● **SET TASK**: Spot each line that carries the word "this"; copy those lines.

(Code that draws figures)
- - - - -
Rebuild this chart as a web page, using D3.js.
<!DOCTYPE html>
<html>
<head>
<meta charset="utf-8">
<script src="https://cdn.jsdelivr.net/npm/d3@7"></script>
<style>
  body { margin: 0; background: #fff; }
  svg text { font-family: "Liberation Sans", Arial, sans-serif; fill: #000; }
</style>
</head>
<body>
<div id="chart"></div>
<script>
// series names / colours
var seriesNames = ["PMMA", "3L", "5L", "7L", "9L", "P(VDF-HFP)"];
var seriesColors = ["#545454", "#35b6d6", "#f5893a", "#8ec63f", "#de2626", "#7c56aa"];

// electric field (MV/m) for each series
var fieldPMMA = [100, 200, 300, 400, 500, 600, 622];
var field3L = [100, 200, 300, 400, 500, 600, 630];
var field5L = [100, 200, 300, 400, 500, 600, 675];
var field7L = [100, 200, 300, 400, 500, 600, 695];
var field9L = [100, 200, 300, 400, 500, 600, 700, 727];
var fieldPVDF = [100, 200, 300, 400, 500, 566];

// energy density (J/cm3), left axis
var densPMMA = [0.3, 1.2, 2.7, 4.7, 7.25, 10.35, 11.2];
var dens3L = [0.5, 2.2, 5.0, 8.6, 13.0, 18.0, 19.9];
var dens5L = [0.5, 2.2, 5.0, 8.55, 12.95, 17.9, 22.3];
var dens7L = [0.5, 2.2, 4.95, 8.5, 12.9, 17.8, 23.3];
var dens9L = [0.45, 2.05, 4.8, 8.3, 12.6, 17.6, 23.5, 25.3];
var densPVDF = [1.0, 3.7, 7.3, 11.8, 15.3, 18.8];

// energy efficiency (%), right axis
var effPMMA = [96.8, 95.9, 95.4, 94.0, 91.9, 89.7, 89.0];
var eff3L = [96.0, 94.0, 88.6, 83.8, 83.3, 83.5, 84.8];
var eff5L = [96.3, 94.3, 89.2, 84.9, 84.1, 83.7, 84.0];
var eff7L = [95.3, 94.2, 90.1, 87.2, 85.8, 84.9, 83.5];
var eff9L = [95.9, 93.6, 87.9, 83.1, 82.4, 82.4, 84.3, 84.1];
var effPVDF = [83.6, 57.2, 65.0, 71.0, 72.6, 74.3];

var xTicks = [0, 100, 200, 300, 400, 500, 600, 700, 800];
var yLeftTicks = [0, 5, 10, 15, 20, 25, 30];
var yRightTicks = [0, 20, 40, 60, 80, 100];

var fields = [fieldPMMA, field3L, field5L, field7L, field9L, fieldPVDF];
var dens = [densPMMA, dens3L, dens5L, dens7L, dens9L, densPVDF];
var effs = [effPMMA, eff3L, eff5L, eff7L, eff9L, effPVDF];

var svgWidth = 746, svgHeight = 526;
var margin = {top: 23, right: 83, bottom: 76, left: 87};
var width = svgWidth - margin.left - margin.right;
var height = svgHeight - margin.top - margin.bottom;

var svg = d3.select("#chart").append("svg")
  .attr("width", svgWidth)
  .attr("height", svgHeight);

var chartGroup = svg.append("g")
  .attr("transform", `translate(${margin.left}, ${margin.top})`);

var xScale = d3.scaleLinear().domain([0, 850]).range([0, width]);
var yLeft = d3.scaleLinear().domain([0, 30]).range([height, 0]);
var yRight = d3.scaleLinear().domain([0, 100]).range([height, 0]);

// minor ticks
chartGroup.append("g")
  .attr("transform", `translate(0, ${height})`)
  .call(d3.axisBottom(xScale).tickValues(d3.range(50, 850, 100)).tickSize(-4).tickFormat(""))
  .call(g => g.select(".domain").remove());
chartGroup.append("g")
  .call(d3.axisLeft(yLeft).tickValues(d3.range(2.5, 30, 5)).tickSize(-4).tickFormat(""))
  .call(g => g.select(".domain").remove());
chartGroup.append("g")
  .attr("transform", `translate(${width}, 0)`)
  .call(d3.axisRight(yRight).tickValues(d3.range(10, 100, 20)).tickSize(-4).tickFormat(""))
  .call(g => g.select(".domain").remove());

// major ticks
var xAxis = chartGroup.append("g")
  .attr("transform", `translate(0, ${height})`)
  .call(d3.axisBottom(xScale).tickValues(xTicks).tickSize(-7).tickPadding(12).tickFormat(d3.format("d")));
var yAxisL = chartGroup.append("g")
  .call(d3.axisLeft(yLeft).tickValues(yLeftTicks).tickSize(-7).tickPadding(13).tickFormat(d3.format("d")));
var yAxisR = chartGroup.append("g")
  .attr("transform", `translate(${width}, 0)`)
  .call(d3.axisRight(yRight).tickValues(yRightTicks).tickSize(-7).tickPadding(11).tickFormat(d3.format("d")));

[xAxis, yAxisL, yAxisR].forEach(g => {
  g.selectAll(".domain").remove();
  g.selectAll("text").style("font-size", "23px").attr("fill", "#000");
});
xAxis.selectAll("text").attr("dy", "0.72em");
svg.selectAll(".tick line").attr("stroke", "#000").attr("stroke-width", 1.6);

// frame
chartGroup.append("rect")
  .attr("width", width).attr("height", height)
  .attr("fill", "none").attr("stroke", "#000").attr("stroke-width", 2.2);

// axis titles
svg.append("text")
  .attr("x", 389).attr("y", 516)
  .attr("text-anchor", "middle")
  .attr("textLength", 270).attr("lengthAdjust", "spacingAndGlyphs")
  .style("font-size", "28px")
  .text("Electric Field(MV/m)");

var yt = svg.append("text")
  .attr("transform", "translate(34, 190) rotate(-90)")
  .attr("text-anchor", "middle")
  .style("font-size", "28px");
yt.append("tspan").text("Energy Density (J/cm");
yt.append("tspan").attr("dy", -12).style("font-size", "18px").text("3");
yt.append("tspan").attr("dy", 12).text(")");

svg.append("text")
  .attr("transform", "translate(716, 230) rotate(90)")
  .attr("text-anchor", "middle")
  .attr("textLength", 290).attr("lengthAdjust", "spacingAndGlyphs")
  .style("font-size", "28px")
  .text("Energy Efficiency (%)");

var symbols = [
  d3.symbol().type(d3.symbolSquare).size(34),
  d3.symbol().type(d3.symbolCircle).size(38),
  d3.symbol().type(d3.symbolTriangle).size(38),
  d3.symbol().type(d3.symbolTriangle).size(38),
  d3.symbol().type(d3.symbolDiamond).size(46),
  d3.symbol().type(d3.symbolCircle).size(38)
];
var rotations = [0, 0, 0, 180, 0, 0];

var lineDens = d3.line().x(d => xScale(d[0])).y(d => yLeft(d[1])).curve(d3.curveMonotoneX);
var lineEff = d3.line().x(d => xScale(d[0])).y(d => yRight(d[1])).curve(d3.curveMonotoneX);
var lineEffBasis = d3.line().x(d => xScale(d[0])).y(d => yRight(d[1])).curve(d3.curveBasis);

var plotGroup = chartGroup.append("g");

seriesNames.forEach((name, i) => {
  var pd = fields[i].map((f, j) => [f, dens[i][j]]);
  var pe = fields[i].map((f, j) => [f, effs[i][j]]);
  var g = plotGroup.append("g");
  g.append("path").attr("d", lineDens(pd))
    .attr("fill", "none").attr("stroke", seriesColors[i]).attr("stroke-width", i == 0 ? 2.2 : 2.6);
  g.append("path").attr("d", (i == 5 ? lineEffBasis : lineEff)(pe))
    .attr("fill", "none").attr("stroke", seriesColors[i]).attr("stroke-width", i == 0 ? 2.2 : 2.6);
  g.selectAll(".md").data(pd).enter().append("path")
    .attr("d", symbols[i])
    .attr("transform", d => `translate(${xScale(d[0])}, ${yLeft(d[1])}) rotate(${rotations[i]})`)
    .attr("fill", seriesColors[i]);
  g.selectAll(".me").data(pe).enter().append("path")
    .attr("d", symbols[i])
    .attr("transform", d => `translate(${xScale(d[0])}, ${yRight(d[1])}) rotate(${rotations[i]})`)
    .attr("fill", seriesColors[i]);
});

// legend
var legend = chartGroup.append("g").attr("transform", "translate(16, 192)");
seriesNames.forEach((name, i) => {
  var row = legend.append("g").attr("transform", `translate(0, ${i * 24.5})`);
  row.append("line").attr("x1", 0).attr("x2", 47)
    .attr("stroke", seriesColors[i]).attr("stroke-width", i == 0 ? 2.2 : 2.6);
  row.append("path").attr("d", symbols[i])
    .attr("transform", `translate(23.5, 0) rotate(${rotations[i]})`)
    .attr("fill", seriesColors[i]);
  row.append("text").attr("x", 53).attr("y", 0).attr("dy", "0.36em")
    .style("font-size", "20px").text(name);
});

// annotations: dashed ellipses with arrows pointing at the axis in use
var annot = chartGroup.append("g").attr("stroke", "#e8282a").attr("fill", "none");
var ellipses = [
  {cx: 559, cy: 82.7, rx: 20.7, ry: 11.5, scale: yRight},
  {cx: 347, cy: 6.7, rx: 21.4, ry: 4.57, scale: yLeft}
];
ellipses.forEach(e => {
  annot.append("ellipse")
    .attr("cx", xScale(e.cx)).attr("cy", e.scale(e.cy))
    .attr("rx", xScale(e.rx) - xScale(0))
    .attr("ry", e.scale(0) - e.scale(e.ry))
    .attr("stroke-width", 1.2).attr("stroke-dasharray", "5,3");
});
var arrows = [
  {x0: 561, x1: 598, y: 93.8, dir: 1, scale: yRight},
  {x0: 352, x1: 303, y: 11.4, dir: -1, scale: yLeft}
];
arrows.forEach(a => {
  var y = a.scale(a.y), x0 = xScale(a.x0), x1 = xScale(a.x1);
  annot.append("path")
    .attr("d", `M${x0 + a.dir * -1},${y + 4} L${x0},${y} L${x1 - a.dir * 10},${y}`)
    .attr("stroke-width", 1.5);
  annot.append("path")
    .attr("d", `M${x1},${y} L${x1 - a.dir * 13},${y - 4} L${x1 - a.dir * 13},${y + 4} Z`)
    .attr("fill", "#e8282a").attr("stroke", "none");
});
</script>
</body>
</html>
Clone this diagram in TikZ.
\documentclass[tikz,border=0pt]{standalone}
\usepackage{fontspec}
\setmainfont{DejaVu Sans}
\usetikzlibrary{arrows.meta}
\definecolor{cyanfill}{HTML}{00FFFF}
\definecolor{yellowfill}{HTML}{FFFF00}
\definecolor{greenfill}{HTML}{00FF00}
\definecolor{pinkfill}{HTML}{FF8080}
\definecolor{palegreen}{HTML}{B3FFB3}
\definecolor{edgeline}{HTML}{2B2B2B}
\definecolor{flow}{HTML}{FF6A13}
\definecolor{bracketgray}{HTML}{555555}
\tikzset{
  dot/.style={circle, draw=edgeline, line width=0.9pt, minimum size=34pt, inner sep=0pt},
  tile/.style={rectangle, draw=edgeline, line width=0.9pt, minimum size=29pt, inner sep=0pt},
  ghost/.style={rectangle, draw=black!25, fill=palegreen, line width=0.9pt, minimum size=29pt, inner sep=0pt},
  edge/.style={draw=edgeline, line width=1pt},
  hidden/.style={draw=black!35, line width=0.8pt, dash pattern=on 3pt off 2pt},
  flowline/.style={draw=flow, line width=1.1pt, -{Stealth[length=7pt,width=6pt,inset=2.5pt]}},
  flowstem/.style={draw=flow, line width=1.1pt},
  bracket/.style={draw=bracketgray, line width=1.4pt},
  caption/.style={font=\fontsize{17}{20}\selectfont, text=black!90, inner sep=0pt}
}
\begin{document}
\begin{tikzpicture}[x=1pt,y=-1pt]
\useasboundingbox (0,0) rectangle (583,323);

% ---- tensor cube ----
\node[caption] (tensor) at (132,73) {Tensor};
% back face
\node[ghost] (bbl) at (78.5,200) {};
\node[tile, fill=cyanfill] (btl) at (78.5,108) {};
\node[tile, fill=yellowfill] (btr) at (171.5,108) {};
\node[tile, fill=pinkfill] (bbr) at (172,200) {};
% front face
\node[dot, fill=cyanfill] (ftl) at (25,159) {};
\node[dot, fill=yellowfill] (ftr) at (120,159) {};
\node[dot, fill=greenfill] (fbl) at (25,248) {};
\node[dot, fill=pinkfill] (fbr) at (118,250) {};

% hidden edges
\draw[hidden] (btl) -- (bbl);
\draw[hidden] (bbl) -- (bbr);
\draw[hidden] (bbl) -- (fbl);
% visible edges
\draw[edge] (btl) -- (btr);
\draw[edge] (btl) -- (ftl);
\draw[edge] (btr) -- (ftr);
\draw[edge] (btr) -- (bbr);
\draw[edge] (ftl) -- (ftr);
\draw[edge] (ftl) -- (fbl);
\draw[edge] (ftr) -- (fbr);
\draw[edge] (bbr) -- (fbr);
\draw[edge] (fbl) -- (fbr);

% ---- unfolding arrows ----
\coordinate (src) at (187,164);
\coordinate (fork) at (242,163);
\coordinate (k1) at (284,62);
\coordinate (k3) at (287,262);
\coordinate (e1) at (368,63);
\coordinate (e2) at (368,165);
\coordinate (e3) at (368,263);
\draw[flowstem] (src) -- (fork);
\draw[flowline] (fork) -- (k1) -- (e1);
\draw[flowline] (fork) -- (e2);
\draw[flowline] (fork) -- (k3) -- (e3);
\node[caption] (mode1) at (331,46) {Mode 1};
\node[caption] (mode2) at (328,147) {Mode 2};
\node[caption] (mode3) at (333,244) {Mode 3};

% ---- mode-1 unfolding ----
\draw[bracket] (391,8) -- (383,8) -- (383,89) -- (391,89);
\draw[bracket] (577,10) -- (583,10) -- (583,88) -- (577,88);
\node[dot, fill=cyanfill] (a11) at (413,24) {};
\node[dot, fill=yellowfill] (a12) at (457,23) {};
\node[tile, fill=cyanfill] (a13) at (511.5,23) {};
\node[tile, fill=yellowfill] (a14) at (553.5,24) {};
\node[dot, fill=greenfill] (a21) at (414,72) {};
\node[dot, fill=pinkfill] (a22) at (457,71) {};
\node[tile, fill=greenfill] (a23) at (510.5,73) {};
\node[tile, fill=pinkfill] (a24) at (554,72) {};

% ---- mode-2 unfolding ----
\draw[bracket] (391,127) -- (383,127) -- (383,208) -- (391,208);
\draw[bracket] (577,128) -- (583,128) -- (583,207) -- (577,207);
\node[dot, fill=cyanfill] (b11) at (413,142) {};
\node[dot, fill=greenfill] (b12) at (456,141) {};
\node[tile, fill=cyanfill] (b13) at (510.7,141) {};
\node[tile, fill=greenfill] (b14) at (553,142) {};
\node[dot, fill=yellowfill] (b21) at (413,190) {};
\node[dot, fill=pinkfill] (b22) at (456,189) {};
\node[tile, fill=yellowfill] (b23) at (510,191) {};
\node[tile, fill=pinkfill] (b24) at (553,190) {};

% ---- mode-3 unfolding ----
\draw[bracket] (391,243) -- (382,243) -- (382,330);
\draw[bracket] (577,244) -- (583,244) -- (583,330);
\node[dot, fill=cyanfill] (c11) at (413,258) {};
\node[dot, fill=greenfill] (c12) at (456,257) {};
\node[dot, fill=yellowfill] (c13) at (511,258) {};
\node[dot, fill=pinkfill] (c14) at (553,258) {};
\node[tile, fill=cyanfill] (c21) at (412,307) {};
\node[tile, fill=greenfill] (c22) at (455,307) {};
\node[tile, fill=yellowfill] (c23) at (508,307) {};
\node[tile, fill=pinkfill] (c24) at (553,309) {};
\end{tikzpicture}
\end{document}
- - - - -
● **OUTPUT OF THE TASK**:
Rebuild this chart as a web page, using D3.js.
Clone this diagram in TikZ.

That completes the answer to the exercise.